§ WRITTEN EXERCISE:
Pictures stay out of this copy, which runs from the first line of the material through the line containing "xlabel_text = 'position".

§ DATASET SECTION:
□ □ □ □ □ □ □

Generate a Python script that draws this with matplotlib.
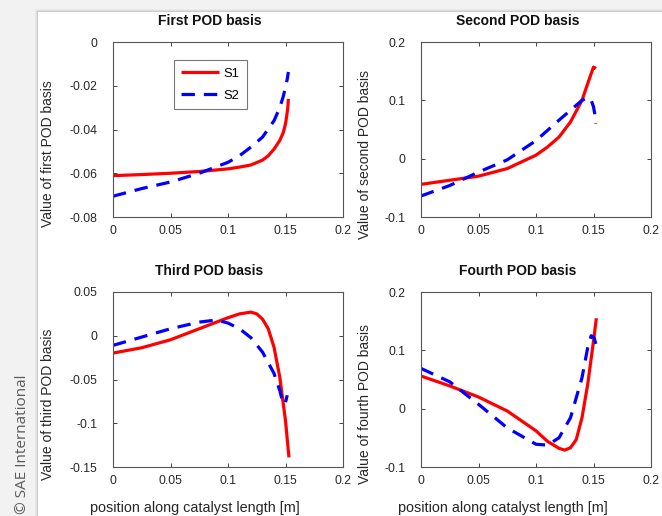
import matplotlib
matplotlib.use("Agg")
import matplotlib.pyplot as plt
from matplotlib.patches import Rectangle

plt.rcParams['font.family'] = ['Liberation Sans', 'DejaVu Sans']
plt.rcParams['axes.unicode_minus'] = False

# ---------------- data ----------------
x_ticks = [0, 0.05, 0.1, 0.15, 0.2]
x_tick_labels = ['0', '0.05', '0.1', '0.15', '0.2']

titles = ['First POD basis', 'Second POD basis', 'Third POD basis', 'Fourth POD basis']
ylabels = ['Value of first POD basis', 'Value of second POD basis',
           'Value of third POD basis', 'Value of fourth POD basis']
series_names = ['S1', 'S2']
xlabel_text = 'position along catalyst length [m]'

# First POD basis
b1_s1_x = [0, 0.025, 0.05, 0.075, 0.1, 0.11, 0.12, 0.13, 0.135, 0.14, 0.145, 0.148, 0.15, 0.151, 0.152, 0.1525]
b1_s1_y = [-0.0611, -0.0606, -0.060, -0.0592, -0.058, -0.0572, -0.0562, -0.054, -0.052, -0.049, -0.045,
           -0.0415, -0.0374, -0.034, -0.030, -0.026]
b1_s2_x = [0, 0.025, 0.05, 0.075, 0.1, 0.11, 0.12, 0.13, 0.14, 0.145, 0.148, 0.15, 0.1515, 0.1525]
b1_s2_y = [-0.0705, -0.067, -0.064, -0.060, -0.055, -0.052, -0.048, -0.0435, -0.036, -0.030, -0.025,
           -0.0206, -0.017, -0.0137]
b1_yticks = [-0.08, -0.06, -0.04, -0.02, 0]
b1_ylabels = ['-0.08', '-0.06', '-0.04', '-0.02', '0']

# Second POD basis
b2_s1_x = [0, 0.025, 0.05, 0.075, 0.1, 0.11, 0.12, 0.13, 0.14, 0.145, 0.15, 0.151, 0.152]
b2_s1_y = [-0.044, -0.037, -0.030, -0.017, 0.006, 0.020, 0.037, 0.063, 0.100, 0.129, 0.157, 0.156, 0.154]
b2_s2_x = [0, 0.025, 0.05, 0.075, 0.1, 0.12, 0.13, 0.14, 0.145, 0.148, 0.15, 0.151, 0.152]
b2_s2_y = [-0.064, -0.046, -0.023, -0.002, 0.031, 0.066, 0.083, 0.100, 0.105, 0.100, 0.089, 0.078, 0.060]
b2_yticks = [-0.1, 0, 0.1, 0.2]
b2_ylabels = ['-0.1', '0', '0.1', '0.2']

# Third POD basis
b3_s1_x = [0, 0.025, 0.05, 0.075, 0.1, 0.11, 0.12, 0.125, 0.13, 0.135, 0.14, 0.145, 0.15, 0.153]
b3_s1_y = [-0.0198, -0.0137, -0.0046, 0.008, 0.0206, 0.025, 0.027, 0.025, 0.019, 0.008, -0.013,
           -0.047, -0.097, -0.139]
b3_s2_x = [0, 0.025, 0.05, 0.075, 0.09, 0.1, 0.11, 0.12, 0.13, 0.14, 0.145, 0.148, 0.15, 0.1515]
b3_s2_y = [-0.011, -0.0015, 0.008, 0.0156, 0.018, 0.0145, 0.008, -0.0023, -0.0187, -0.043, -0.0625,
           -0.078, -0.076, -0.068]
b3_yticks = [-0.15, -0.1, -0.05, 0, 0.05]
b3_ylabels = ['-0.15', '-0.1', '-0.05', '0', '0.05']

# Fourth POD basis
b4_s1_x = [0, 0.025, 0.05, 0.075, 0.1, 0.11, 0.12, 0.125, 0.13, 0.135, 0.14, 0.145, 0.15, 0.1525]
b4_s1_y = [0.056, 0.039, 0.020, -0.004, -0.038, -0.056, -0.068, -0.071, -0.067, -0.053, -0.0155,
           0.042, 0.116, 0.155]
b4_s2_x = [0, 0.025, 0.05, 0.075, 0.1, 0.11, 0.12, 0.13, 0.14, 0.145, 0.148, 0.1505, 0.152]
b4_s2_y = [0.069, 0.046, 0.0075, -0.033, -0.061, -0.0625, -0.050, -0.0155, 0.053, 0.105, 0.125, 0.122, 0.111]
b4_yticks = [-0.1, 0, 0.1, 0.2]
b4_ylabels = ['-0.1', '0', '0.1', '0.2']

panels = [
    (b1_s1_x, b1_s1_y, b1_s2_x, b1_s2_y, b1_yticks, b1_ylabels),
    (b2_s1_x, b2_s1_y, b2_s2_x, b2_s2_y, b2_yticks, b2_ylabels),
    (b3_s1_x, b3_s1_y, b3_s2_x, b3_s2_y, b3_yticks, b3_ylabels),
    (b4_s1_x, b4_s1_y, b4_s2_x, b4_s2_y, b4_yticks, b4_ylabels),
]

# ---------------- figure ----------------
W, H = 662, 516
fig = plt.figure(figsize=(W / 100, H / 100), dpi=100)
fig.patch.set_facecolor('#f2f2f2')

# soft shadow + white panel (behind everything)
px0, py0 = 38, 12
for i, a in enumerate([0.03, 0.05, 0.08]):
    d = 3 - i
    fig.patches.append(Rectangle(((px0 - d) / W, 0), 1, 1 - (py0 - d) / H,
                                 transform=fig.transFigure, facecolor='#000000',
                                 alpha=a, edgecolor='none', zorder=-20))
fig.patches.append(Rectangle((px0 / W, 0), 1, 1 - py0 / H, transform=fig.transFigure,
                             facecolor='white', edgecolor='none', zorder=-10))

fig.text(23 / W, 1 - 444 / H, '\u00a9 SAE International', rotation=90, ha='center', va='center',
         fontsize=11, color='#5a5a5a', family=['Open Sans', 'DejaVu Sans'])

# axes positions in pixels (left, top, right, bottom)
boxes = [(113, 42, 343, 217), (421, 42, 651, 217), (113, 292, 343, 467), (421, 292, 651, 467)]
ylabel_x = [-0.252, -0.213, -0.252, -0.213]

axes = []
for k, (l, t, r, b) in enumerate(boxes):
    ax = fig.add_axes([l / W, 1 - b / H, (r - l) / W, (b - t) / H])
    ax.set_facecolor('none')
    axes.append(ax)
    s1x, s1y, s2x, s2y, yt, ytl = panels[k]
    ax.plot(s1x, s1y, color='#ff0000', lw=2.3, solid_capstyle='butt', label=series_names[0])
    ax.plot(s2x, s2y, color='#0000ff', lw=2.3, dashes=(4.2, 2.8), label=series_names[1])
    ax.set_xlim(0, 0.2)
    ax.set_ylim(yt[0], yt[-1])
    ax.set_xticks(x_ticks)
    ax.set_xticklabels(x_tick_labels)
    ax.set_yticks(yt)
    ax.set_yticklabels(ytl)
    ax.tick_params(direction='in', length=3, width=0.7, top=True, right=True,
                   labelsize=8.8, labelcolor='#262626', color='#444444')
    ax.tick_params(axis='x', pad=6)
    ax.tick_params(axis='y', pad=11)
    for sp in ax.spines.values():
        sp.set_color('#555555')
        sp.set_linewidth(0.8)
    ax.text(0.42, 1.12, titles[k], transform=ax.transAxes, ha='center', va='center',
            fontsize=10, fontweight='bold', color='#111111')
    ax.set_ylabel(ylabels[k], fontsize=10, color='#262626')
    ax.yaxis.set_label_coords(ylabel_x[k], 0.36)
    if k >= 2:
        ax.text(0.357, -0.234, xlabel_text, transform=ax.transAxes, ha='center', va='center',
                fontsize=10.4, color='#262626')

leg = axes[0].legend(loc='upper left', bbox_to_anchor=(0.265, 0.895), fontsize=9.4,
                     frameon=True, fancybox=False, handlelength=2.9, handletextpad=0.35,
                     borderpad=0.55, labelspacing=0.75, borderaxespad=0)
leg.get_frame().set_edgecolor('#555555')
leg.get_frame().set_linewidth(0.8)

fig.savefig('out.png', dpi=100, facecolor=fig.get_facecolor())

□ □ □ □ □ □ □

§ TASK ANSWER:
Generate a Python script that draws this with matplotlib.
import matplotlib
matplotlib.use("Agg")
import matplotlib.pyplot as plt
from matplotlib.patches import Rectangle

plt.rcParams['font.family'] = ['Liberation Sans', 'DejaVu Sans']
plt.rcParams['axes.unicode_minus'] = False

# ---------------- data ----------------
x_ticks = [0, 0.05, 0.1, 0.15, 0.2]
x_tick_labels = ['0', '0.05', '0.1', '0.15', '0.2']

titles = ['First POD basis', 'Second POD basis', 'Third POD basis', 'Fourth POD basis']
ylabels = ['Value of first POD basis', 'Value of second POD basis',
           'Value of third POD basis', 'Value of fourth POD basis']
series_names = ['S1', 'S2']
xlabel_text = 'position along catalyst length [m]'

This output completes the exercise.